DATA SHOWN:

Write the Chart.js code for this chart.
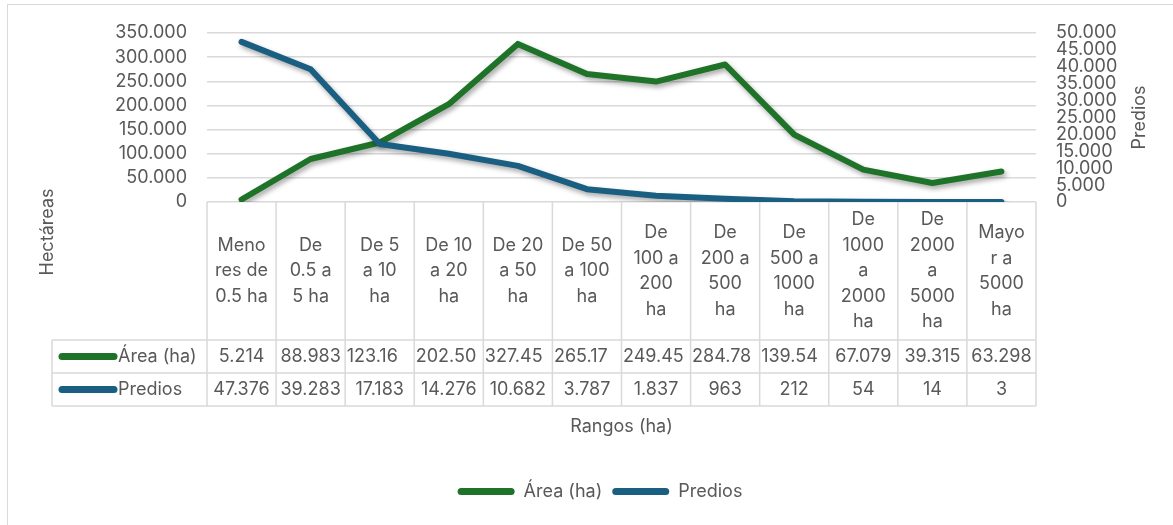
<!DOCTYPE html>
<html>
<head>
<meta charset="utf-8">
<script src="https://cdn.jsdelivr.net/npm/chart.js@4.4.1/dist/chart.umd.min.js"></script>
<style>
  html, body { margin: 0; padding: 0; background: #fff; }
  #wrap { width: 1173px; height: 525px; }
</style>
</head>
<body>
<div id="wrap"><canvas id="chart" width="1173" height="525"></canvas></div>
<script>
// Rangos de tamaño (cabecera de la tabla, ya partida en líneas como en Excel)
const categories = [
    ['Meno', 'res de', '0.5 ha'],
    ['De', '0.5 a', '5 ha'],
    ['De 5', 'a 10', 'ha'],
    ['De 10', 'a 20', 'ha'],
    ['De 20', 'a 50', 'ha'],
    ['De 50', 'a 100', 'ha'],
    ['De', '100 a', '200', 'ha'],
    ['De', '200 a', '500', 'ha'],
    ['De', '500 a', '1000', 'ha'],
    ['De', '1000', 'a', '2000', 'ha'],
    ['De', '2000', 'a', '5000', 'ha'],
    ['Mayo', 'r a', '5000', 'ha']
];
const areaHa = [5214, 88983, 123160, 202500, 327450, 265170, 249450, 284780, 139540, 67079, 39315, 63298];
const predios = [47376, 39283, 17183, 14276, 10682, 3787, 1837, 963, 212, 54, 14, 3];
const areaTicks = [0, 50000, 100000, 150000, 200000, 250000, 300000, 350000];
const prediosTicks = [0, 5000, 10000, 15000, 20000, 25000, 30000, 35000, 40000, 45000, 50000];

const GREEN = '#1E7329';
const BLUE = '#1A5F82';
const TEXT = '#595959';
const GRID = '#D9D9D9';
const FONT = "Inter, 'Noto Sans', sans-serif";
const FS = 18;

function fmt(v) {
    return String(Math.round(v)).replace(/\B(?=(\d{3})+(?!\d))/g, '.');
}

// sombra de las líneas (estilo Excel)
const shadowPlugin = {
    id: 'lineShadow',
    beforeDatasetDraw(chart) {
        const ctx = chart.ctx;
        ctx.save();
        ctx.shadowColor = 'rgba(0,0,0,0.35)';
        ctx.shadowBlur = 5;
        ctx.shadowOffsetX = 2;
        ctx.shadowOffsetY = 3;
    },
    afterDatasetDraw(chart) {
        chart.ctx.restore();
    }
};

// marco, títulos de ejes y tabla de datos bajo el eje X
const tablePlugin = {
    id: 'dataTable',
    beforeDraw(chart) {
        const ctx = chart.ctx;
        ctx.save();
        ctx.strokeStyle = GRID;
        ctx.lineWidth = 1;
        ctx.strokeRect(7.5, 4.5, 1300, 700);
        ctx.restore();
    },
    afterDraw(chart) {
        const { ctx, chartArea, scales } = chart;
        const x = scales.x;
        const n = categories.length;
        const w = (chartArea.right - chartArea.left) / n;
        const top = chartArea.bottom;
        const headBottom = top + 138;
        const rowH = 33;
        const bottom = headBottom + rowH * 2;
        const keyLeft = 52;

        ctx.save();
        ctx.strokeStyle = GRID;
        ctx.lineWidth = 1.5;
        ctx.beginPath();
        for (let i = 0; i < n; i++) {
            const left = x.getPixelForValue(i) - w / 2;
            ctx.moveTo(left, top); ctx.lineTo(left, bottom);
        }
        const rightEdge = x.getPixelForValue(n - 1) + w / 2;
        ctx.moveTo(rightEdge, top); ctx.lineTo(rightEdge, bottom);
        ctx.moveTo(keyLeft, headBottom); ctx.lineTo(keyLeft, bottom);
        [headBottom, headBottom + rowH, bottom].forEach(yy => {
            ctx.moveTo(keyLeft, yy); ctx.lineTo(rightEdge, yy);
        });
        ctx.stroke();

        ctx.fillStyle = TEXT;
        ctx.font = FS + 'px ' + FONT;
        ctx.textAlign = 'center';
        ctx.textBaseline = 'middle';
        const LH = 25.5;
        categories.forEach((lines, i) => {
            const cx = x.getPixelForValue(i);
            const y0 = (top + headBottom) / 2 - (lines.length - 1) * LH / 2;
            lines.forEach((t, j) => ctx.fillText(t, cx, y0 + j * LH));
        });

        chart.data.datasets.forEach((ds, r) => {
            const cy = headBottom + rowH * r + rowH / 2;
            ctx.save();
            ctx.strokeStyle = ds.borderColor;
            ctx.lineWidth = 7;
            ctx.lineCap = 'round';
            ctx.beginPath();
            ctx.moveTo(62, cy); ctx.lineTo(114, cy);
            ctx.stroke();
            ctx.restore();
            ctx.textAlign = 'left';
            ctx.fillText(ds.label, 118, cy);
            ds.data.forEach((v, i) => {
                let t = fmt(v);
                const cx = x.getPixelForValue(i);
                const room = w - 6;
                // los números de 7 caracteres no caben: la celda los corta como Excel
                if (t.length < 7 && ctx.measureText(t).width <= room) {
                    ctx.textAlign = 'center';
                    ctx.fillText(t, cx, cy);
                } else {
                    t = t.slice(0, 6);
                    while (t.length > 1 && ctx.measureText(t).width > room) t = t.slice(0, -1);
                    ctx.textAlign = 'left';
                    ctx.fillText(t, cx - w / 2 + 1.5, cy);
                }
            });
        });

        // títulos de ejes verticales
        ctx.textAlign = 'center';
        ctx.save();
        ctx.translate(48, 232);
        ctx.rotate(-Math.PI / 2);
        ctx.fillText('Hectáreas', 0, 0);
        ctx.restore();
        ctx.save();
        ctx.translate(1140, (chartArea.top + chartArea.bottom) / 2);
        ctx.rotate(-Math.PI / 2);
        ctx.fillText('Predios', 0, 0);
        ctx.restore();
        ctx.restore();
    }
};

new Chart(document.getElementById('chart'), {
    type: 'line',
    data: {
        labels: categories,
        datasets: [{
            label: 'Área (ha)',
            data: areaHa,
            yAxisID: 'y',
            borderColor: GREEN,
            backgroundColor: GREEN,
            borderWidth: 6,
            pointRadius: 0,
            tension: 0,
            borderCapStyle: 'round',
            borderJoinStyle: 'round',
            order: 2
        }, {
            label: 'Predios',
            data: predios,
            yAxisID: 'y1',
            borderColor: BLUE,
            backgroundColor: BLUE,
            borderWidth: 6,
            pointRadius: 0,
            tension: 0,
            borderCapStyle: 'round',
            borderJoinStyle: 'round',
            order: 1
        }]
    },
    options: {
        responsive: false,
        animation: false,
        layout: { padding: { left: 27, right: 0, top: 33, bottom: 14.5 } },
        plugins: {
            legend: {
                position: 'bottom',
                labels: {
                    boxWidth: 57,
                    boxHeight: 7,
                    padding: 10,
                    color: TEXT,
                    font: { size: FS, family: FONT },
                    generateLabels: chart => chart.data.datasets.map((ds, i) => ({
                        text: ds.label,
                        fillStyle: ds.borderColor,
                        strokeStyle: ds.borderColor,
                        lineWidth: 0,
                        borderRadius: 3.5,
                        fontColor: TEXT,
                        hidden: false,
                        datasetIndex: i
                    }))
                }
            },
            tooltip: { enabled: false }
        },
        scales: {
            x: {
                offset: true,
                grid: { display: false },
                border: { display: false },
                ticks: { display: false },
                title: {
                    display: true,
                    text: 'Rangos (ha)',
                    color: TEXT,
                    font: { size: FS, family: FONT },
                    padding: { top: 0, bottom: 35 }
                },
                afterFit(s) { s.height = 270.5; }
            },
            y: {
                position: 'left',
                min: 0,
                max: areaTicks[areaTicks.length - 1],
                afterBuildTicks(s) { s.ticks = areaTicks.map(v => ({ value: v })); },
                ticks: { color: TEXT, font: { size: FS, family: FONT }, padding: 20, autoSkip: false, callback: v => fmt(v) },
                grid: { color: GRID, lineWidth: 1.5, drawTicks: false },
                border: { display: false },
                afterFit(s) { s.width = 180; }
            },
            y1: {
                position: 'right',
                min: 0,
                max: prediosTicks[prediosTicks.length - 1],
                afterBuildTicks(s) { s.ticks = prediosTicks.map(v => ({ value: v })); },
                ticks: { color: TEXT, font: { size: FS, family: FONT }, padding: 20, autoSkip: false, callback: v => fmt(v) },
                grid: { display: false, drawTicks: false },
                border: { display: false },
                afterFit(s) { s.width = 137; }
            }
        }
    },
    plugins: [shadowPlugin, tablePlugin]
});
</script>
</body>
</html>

WRITTEN INSTRUCTION: Starting with the first line of the data above and ending with the line containing "const FS = 18;", please restate every line exactly, leaving images out.

EXERCISE OUTPUT:
Write the Chart.js code for this chart.
<!DOCTYPE html>
<html>
<head>
<meta charset="utf-8">
<script src="https://cdn.jsdelivr.net/npm/chart.js@4.4.1/dist/chart.umd.min.js"></script>
<style>
  html, body { margin: 0; padding: 0; background: #fff; }
  #wrap { width: 1173px; height: 525px; }
</style>
</head>
<body>
<div id="wrap"><canvas id="chart" width="1173" height="525"></canvas></div>
<script>
// Rangos de tamaño (cabecera de la tabla, ya partida en líneas como en Excel)
const categories = [
    ['Meno', 'res de', '0.5 ha'],
    ['De', '0.5 a', '5 ha'],
    ['De 5', 'a 10', 'ha'],
    ['De 10', 'a 20', 'ha'],
    ['De 20', 'a 50', 'ha'],
    ['De 50', 'a 100', 'ha'],
    ['De', '100 a', '200', 'ha'],
    ['De', '200 a', '500', 'ha'],
    ['De', '500 a', '1000', 'ha'],
    ['De', '1000', 'a', '2000', 'ha'],
    ['De', '2000', 'a', '5000', 'ha'],
    ['Mayo', 'r a', '5000', 'ha']
];
const areaHa = [5214, 88983, 123160, 202500, 327450, 265170, 249450, 284780, 139540, 67079, 39315, 63298];
const predios = [47376, 39283, 17183, 14276, 10682, 3787, 1837, 963, 212, 54, 14, 3];
const areaTicks = [0, 50000, 100000, 150000, 200000, 250000, 300000, 350000];
const prediosTicks = [0, 5000, 10000, 15000, 20000, 25000, 30000, 35000, 40000, 45000, 50000];

const GREEN = '#1E7329';
const BLUE = '#1A5F82';
const TEXT = '#595959';
const GRID = '#D9D9D9';
const FONT = "Inter, 'Noto Sans', sans-serif";
const FS = 18;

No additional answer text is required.